Navarro wrote a chapter in this section about trade. He was the first senior Trump administration official to serve time over his role in the effort to overturn the 2020 election. He had just been released from prison the morning of the convention, after completing a four-month sentence for defying a subpoena in the Jan. 6 investigation.
Both Project 2025 and Trump have proposed tax policies that would largely benefit corporations and wealthier Americans. Trump has said he would lower the corporate tax rate to 15% from 21%.
The Project 2025 blueprint’s authors also want to reduce the corporate tax rate, but they go further, with a proposal to collapse the tax code into just two brackets — 15% and 30% — while eliminating deductions, credits and exclusions. An analysis by the Center for American Progress, a liberal think tank, found that this plan would raise taxes by thousands of dollars for individual middle-class households each year.

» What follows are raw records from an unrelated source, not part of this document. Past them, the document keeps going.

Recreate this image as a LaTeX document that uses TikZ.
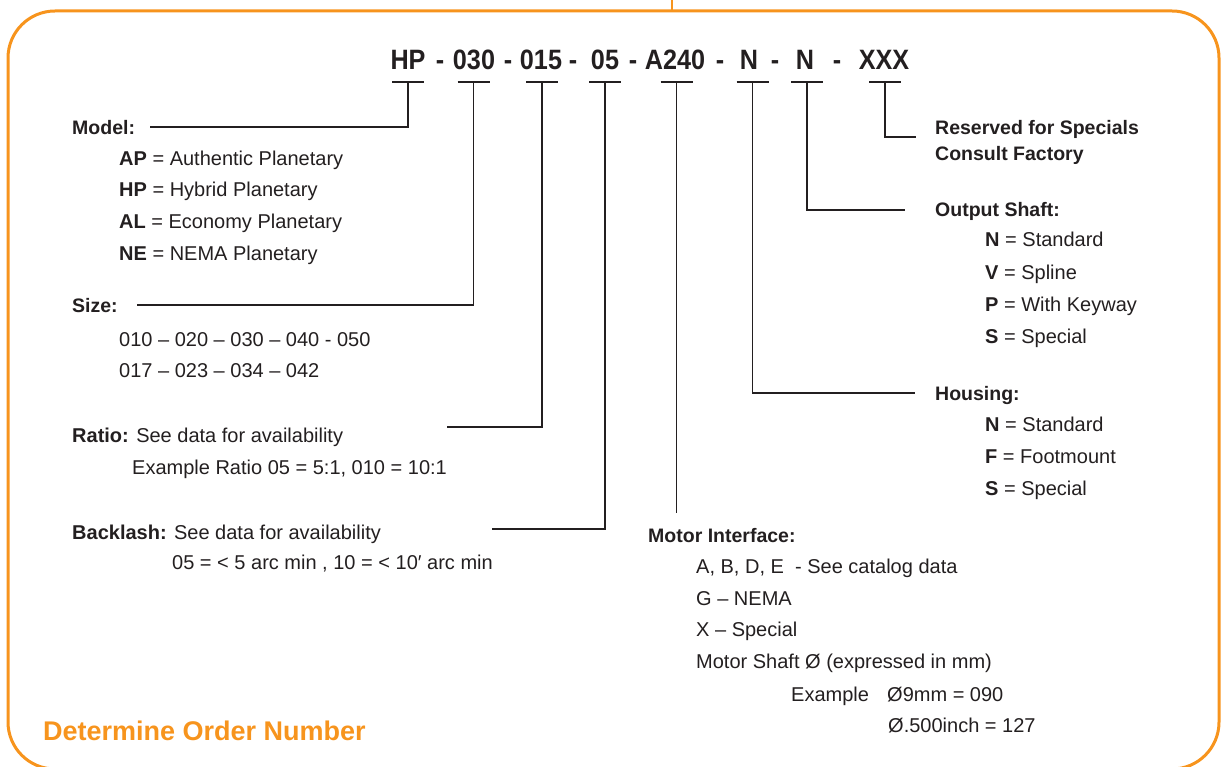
\documentclass[tikz,border=0pt]{standalone}
\usepackage{fontspec}
\setmainfont{Liberation Sans}
\newfontfamily\codefont{Liberation Sans}[FakeStretch=0.9]
\usetikzlibrary{calc}
\definecolor{frameorange}{HTML}{F7941D}
\definecolor{ink}{HTML}{231F20}

\begin{document}
\begin{tikzpicture}[x=1pt,y=-1pt,
  frame/.style={draw=frameorange, line width=3pt},
  feedline/.style={draw=frameorange, line width=2.5pt},
  bar/.style={draw=ink, line width=2pt},
  lead/.style={draw=ink, line width=1.4pt},
  code/.style={font=\codefont\bfseries\fontsize{28}{28}\selectfont, text=ink, anchor=base, inner sep=0pt},
  body/.style={font=\fontsize{20}{20}\selectfont, text=ink, anchor=base west, inner sep=0pt},
  head/.style={body, font=\fontsize{19.5}{19.5}\selectfont\bfseries},
  title/.style={font=\fontsize{27}{27}\selectfont\bfseries, text=frameorange, anchor=base west, inner sep=0pt}]

\useasboundingbox (0,0) rectangle (1222,767);

% outer frame and feed line
\draw[frame, rounded corners=47pt] (8,11) rectangle (1219,769);
\coordinate (feedtop) at (672,0);
\coordinate (feedbot) at (672,11);
\draw[feedline] (feedtop) -- (feedbot);

% order code
\node[code] (cHP)  at (408,70) {HP};
\node[code] (d1)   at (440,70) {-};
\node[code] (cSz)  at (474,70) {030};
\node[code] (d2)   at (508,70) {-};
\node[code] (cRt)  at (541,70) {015};
\node[code] (d3)   at (573,70) {-};
\node[code] (cBl)  at (605,70) {05};
\node[code] (d4)   at (633,70) {-};
\node[code] (cMi)  at (675,70) {A240};
\node[code] (d5)   at (720,70) {-};
\node[code] (cHs)  at (749,70) {N};
\node[code] (d6)   at (775,70) {-};
\node[code] (cOs)  at (805,70) {N};
\node[code] (d7)   at (837,70) {-};
\node[code] (cX)   at (884,70) {XXX};

% bar centres under each field
\coordinate (bHP) at (408,82);
\coordinate (bSz) at (473.5,82);
\coordinate (bRt) at (542,82);
\coordinate (bBl) at (605,82);
\coordinate (bMi) at (676.5,82);
\coordinate (bHs) at (752.5,82);
\coordinate (bOs) at (807,82);
\coordinate (bX)  at (885,82);
\foreach \b in {bHP,bSz,bRt,bBl,bMi,bHs,bOs,bX}
  \draw[bar] ($(\b)+(-16,0)$) -- ($(\b)+(16,0)$);

% leader ends
\coordinate (eModel) at (150,127);
\coordinate (eSize)  at (137,305);
\coordinate (eRatio) at (447,427);
\coordinate (eBack)  at (492,529);
\coordinate (eMotor) at (676.5,513);
\coordinate (eHous)  at (915,393);
\coordinate (eOut)   at (905,210);
\coordinate (eRes)   at (916,137);

\draw[lead] (bHP) |- (eModel);
\draw[lead] (bSz) |- (eSize);
\draw[lead] (bRt) |- (eRatio);
\draw[lead] (bBl) |- (eBack);
\draw[lead] (bMi) -- (eMotor);
\draw[lead] (bHs) |- (eHous);
\draw[lead] (bOs) |- (eOut);
\draw[lead] (bX)  |- (eRes);

% model
\node[head] (model) at (72,135) {Model:};
\node[body] (m1) at (119,166) {\textbf{AP} = Authentic Planetary};
\node[body] (m2) at (119,197) {\textbf{HP} = Hybrid Planetary};
\node[body] (m3) at (119,229) {\textbf{AL} = Economy Planetary};
\node[body] (m4) at (119,260) {\textbf{NE} = NEMA Planetary};

% size
\node[head] (size) at (72,312) {Size:};
\node[body] (s1) at (119,346) {010 – 020 – 030 – 040 - 050};
\node[body] (s2) at (119,377) {017 – 023 – 034 – 042};

% ratio
\node[body] (ratio) at (72,442) {\textbf{Ratio:} See data for availability};
\node[body] (r1) at (132,474) {Example Ratio 05 = 5:1, 010 = 10:1};

% backlash
\node[body] (back) at (72,539) {\textbf{Backlash:} See data for availability};
\node[body] (k1) at (172,569) {05 = < 5 arc min , 10 = < 10′ arc min};

% motor interface
\node[head] (motor) at (648,542) {Motor Interface:};
\node[body] (mi1) at (696,573) {A, B, D, E\ \ - See catalog data};
\node[body] (mi2) at (696,605) {G – NEMA};
\node[body] (mi3) at (696,636) {X – Special};
\node[body] (mi4) at (696,668) {Motor Shaft Ø (expressed in mm)};
\node[body] (mi5) at (791,701) {Example};
\node[body] (mi6) at (887,701) {Ø9mm = 090};
\node[body] (mi7) at (888,732) {Ø.500inch = 127};

% reserved
\node[head] (res1) at (935,135) {Reserved for Specials};
\node[head] (res2) at (935,161) {Consult Factory};

% output shaft
\node[head] (out) at (935,217) {Output Shaft:};
\node[body] (o1) at (985,247) {\textbf{N} = Standard};
\node[body] (o2) at (985,279) {\textbf{V} = Spline};
\node[body] (o3) at (985,311) {\textbf{P} = With Keyway};
\node[body] (o4) at (985,343) {\textbf{S} = Special};

% housing
\node[head] (hous) at (935,400) {Housing:};
\node[body] (h1) at (985,431) {\textbf{N} = Standard};
\node[body] (h2) at (985,463) {\textbf{F} = Footmount};
\node[body] (h3) at (985,495) {\textbf{S} = Special};

% title
\node[title] (title) at (43,740) {Determine Order Number};
\end{tikzpicture}
\end{document}
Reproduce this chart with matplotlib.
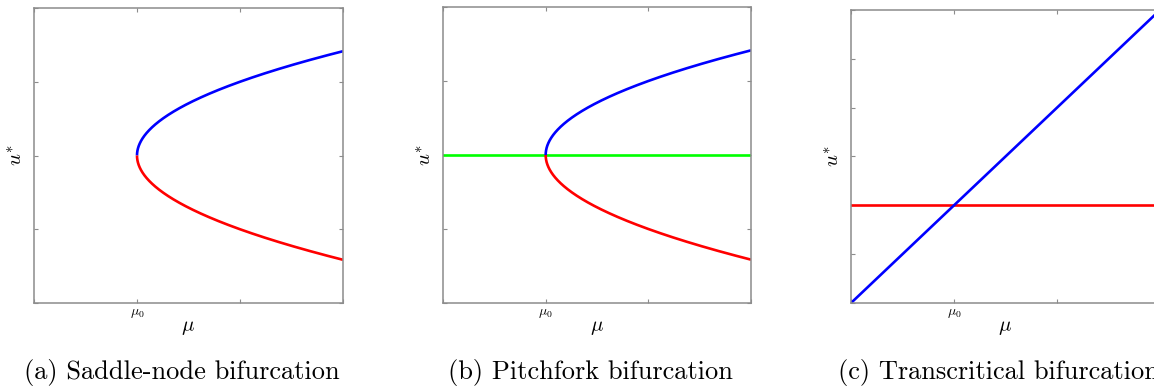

Karen Kerrigan wrote a chapter on the Small Business Administration. She is the president and CEO of the Small Business and Entrepreneurship Council and sat with Trump at a 2017 tax policy meeting at the White House.
Independent regulatory agencies
Project 2025’s fifth and final section recommends large-scale changes for a number of independent regulatory agencies, which would reduce their autonomy and bring them under executive control.
Trump and his allies likewise intend to bring independent agencies like the Federal Communications Commission (which makes and enforces rules for television and internet companies) and the Federal Trade Commission (which enforces various antitrust and other consumer protection rules against businesses) under direct presidential control.
Five of the authors of this section of the policy document are linked to Trump’s first administration, including Robert Bowes, who was also a field director on Trump’s 2016 campaign.
Edwin J. Feulner, a co-founder of the Heritage Foundation, wrote the last chapter: “Onward!” He met Trump at least twice: once at a Heritage event, and a second time at a dinner with conservative grassroots leaders hosted by Trump in 2017.